More restaurants where people go to see and be seen while pretending to care about the food (that have defined LA): The Ivy.
Mozzaplex (2007)

Nancy Silverton is an Angeleno to be reckoned with. Her weekly grilled-cheese nights at Campanile were the epicenter of the ’90s food scene, and her adjacent temple of sourdough, La Brea Bakery, redefined bread for the city. While Campanile is long gone, Silverton now has a trifecta of rustic Italian spots in Hollywood—Osteria Mozza, Pizzeria Mozza, and Chi Spacca (affectionately referred to as Mozzaplex)—serving some of the city’s finest pasta, pizza and house-cured salumi.

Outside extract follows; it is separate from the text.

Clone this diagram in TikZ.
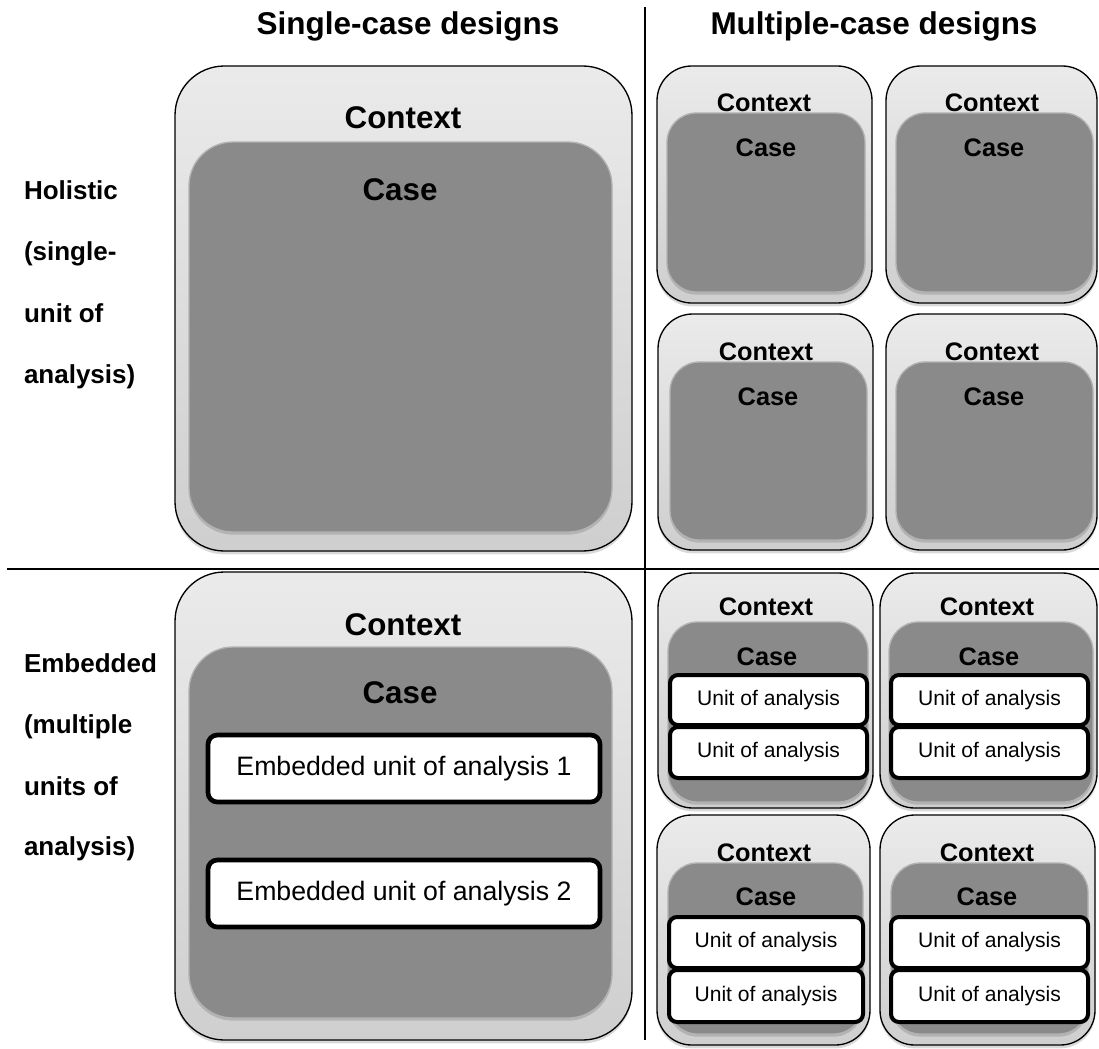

More Italian staples that have defined LA: Angelini Osteria, Valentino, Bay Cities Italian Deli.
Animal (2008)
Source: djjewelz on Flickr

Outsiders often view LA as the land of juice fasts and cleanses, but in reality, it’s a city with Cambodian-run donut shops and late-night taco trucks on every corner. So it’s really not all that surprising that chefs Jon Shook and Vinny Dotolo opened their self-proclaimed “meat-eccentric” restaurant a decade ago. Here, the lauded dudes serve forty-six-ounce ribeyes, as well as Anson Mills rice with a Niman Ranch beef patty, quail egg, and thick slice of Spam, all drenched with house-made teriyaki sauce. A bit much? That’s sorta the point. 

Kogi BBQ Taco Truck (2008)

Kogi BBQ founder Roy Choi put himself on the map when he launched a fleet of Korean-Mexican taco trucks in 2008. He tweeted out the truck locations so fans could hunt down his bulgogi tacos and kimchi quesadillas, which changed the restaurant game as we know it. Now Choi has restaurants across the city—POT in K-town, LocoL in Watts, and A-Frame in Culver City, to name a few. Thanks to Choi, food trucks in LA are now slinging some of the best, most inventive eats in LA and the country. 

More food trucks that have defined LA: Guerrilla Tacos, Mariscos Jalisco, BatterFish, NoMad, Ricky's Fish Tacos, Leo's Tacos, Free Range LA.